On the plus side renovations have been picking up a bit.  Perhaps things will pick up.  But don't move to Florida thinking your going to get a job unless its something highly specialized.


John Southard, M.S., P.E.

RE: Best engineering market (i.e. city for it)?

Not Phoenix, Arizona.

Mechanical Designer/Drafter

RE: Best engineering market (i.e. city for it)?


i own my own business in FL. 120 employees 2 years ago. 10 today. None by jan 2010.  

RE: Best engineering market (i.e. city for it)?

Just responding to some of the Charlotte posts...we're hurting as well.  The larger firms seem to be surviving but the smaller firms and the firms specializing in land development are really struggling.

Robert Billings

RE: Best engineering market (i.e. city for it)?

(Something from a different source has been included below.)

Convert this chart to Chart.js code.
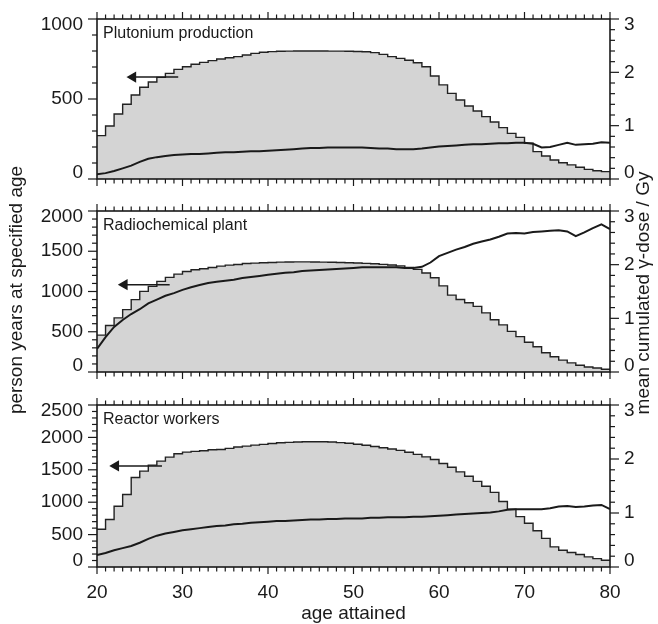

I don't see a "turn-around" either. The small firms have gone bust. The big firms have been surviving off backlog which is quickly drying up. Houston is aweful now - top to bottom, PE or no PE. If there is a market that is doing well - it aint here in the states.

Downhill from here. It is ugly.

RE: Best engineering market (i.e. city for it)?

things are starting to look better here in New Orleans. Corps of Engineers are keeping everybody busy and I don't see a slow down in the next 5-10 years. My 2 cents !

"Does the man make the journey or does the journey make the man" - Mark Twain

RE: Best engineering market (i.e. city for it)?


I disagree.  While the Corps does have significant work here in New Orleans, there isn't much else. There have been recent weeks with 0 ads in the Sunday paper for engineers.  Typically, New Orleans and Louisiana are behind the curve of the U.S.  I'd suggest things may not have hit bottom here, but I hope I'm wrong.

RE: Best engineering market (i.e. city for it)?

I had been working for a New Orleans- based supplier to the oil patch.  ... until a couple weeks ago.  

Their business is way down, so I'm back in SoFla looking for work.